Troisièmement, l'Union européenne cesse de mettre l'accent sur la coopération et se concentre sur la concurrence. La Commission européenne a publié ce printemps un document de stratégie intitulé « Plan d'action en 10 points » décrivant la Chine comme un partenaire (de coopération et de négociation), mais aussi comme un concurrent économique et un « rival systémique ».
Quatrièmement, l'Union européenne n'est plus sous le contrôle des États-Unis et insiste de plus en plus sur l'indépendance ; d'une part, elle ne suivra pas la politique chinoise des Etats-Unis et elle mettra davantage l'accent sur une politique de contact avec la Chine. Mais, dans le même temps, sa mentalité et ses mesures de défense face à la Chine se renforcent, et il devient ainsi plus difficile pour les entreprises chinoises d'acquérir des sociétés européennes dans des secteurs tels que l'intelligence artificielle, la robotique, les semi-conducteurs, la biotechnologie et la technologie quantique, et elle renforce les mesures de sécurité dans la participation de Huawei à la construction de la 5G en Europe.

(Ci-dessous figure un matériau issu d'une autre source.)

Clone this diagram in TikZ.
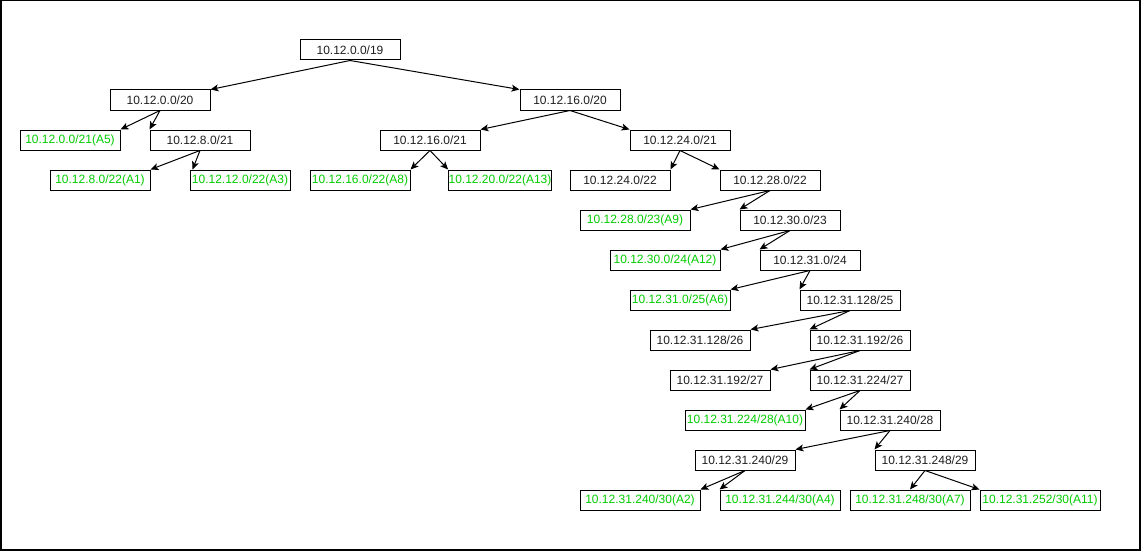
\documentclass[tikz,border=0pt]{standalone}
\usepackage{fontspec}
\setmainfont{Liberation Sans}
\usetikzlibrary{arrows.meta}
\definecolor{netgreen}{RGB}{0,204,0}
\definecolor{txtgray}{RGB}{30,30,30}
\begin{document}
\begin{tikzpicture}[x=1pt,y=-1pt,
  nbox/.style={draw=black,line width=1pt,rectangle,minimum width=100pt,minimum height=20pt,inner sep=0pt,
    font=\fontsize{12}{14}\selectfont,text=txtgray},
  gbox/.style={nbox,text=netgreen},
  wide/.style={minimum width=#1},
  edge/.style={line width=1pt,-{Stealth[length=8pt,width=7pt,inset=2pt]}}]
\useasboundingbox (0,0) rectangle (1141,551);
\draw[line width=1.5pt] (0.75,0.75) rectangle (1140,550);
% nodes
\node[nbox] (r) at (350,50) {10.12.0.0/19};
\node[nbox] (a) at (160,100) {10.12.0.0/20};
\node[nbox] (b) at (570,100) {10.12.16.0/20};
\node[gbox] (a1) at (70,140) {10.12.0.0/21(A5)};
\node[nbox] (a2) at (200,140) {10.12.8.0/21};
\node[nbox] (b1) at (430,140) {10.12.16.0/21};
\node[nbox] (b2) at (680,140) {10.12.24.0/21};
\node[gbox] (a21) at (100,180) {10.12.8.0/22(A1)};
\node[gbox] (a22) at (240,180) {10.12.12.0/22(A3)};
\node[gbox] (b11) at (360,180) {10.12.16.0/22(A8)};
\node[gbox] (b12) at (500,180) {10.12.20.0/22(A13)};
\node[nbox] (b21) at (620,180) {10.12.24.0/22};
\node[nbox] (b22) at (770,180) {10.12.28.0/22};
\node[gbox,wide=110pt] (c1) at (635,220) {10.12.28.0/23(A9)};
\node[nbox] (c2) at (790,220) {10.12.30.0/23};
\node[gbox,wide=110pt] (d1) at (665,260) {10.12.30.0/24(A12)};
\node[nbox] (d2) at (810,260) {10.12.31.0/24};
\node[gbox] (e1) at (680,300) {10.12.31.0/25(A6)};
\node[nbox] (e2) at (850,300) {10.12.31.128/25};
\node[nbox] (f1) at (700,340) {10.12.31.128/26};
\node[nbox] (f2) at (860,340) {10.12.31.192/26};
\node[nbox] (g1) at (720,380) {10.12.31.192/27};
\node[nbox] (g2) at (860,380) {10.12.31.224/27};
\node[gbox,wide=120pt] (h1) at (745,420) {10.12.31.224/28(A10)};
\node[nbox] (h2) at (890,420) {10.12.31.240/28};
\node[nbox] (i1) at (745,460) {10.12.31.240/29};
\node[nbox] (i2) at (925,460) {10.12.31.248/29};
\node[gbox,wide=120pt] (j1) at (640,500) {10.12.31.240/30(A2)};
\node[gbox,wide=120pt] (j2) at (780,500) {10.12.31.244/30(A4)};
\node[gbox,wide=120pt] (j3) at (910,500) {10.12.31.248/30(A7)};
\node[gbox,wide=120pt] (j4) at (1040,500) {10.12.31.252/30(A11)};
% edges
\draw[edge] (r.south) -- (a.north east);
\draw[edge] (r.south) -- (b.north west);
\draw[edge] (a.south) -- (a1.north east);
\draw[edge] (a.south) -- (a2.north west);
\draw[edge] (a2.south) -- (a21.north east);
\draw[edge] (a2.south) -- ([xshift=3pt]a22.north west);
\draw[edge] (b.south) -- (b1.north east);
\draw[edge] (b.south) -- (b2.north west);
\draw[edge] (b1.south) -- (b11.north east);
\draw[edge] (b1.south) -- (b12.north west);
\draw[edge] (b2.south) -- (b21.north east);
\draw[edge] (b2.south) -- (b22.north west);
\draw[edge] (b22.south) -- (c1.north east);
\draw[edge] (b22.south) -- (c2.north west);
\draw[edge] (c2.south) -- (d1.north east);
\draw[edge] (c2.south) -- (d2.north west);
\draw[edge] (d2.south) -- (e1.north east);
\draw[edge] (d2.south) -- (e2.north west);
\draw[edge] (e2.south) -- (f1.north east);
\draw[edge] (e2.south) -- (f2.north west);
\draw[edge] (f2.south) -- (g1.north east);
\draw[edge] (f2.south) -- (g2.north west);
\draw[edge] (g2.south) -- (h1.north east);
\draw[edge] (g2.south) -- (h2.north west);
\draw[edge] (h2.south) -- (i1.north east);
\draw[edge] (h2.south) -- (i2.north west);
\draw[edge] (i1.south) -- (j1.north east);
\draw[edge] (i1.south) -- (j2.north west);
\draw[edge] (i2.south) -- (j3.north);
\draw[edge] (i2.south) -- (j4.north west);
\end{tikzpicture}
\end{document}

En résumé, l'Union européenne a réalisé une évaluation réaliste de la Chine et s'adapte au fait que la balance des opportunités et des défis a changé. Pour autant, même si les relations entre l'Europe et les États-Unis sont conflictuelles, cela ne signifie pas pour autant que l'Europe augmentera ses emprunts auprès de la Chine (emprunter aux autres à son seul et entier profit), et l'Union européenne préconise une position ferme face à la Chine.
En outre, le sentiment d'antimondialisation a également affecté la mentalité de l'Union européenne à l'égard de la Chine. Les dernières données de l'OCDE montrent que le ralentissement du commerce mondial a le plus durement touché l'Union européenne. Les États-Unis et l'Europe s'affrontent sur le marché chinois et les économies chinoise et européenne sont étroitement liées par la mondialisation. La conclusion d'un accord commercial entre la Chine et les États-Unis pourrait restreindre le marché des entreprises européennes en Chine. L'Union européenne souhaite imposer diverses exigences à la Chine et espère obtenir d'elle des engagements en matière d'accès au marché et autres, et s'efforce d'améliorer l'environnement des entreprises européennes en Chine. Elle espère aussi que le contenu de l'accord entre la Chine et les États-Unis s'appliquera également à l'Europe. C'est également le contexte qui préside à l'espoir de l'Union européenne de parvenir à un accord d'investissement bilatéral avec la Chine l'année prochaine.
L'orientation des relations futures entre la Chine et l'Union européenne
Conformément à la mentalité européenne actuelle vis-à-vis de la Chine et aux priorités politiques d'Ursula von der Leyen après son entrée en fonction, l'intensification de la coopération et la gestion de la concurrence deviendront à l'avenir la priorité des relations entre la Chine et l'Union européenne.
Le récent accord sur les indications géographiques conclu entre la Chine et l'Union européenne a enthousiasmé Phil Hogan, nouveau commissaire au Commerce et ancien commissaire à l'Agriculture, récemment venu en Chine, qu'il estime très utile pour la négociation d'un accord d'investissement Chine-Union européenne d'ici la fin de l'année prochaine. Cela montre que l'avantage mutuel est un moteur important pour l'approfondissement de la coopération entre les deux parties. Le nouveau livre de l'ancien Premier ministre français Jean-François Raffarin, « Le grand paradoxe », souligne également que le fait de travailler avec la Chine fera de la Chine un levier pour l'avenir de l'Europe.
La plus grande mission des relations sino-européennes est de répondre aux changements du monde. Les relations sino-européennes sont entrées dans une nouvelle ère, avec des perspectives prometteuses, mais aussi des défis sans précédent.
L'auteur est Wang Yiwei, chercheur à l'Institut de développement national et de recherche stratégique de l'Université Renmin de Chine, et titulaire de la chaire « Jean Monnet » de l'Union européenne.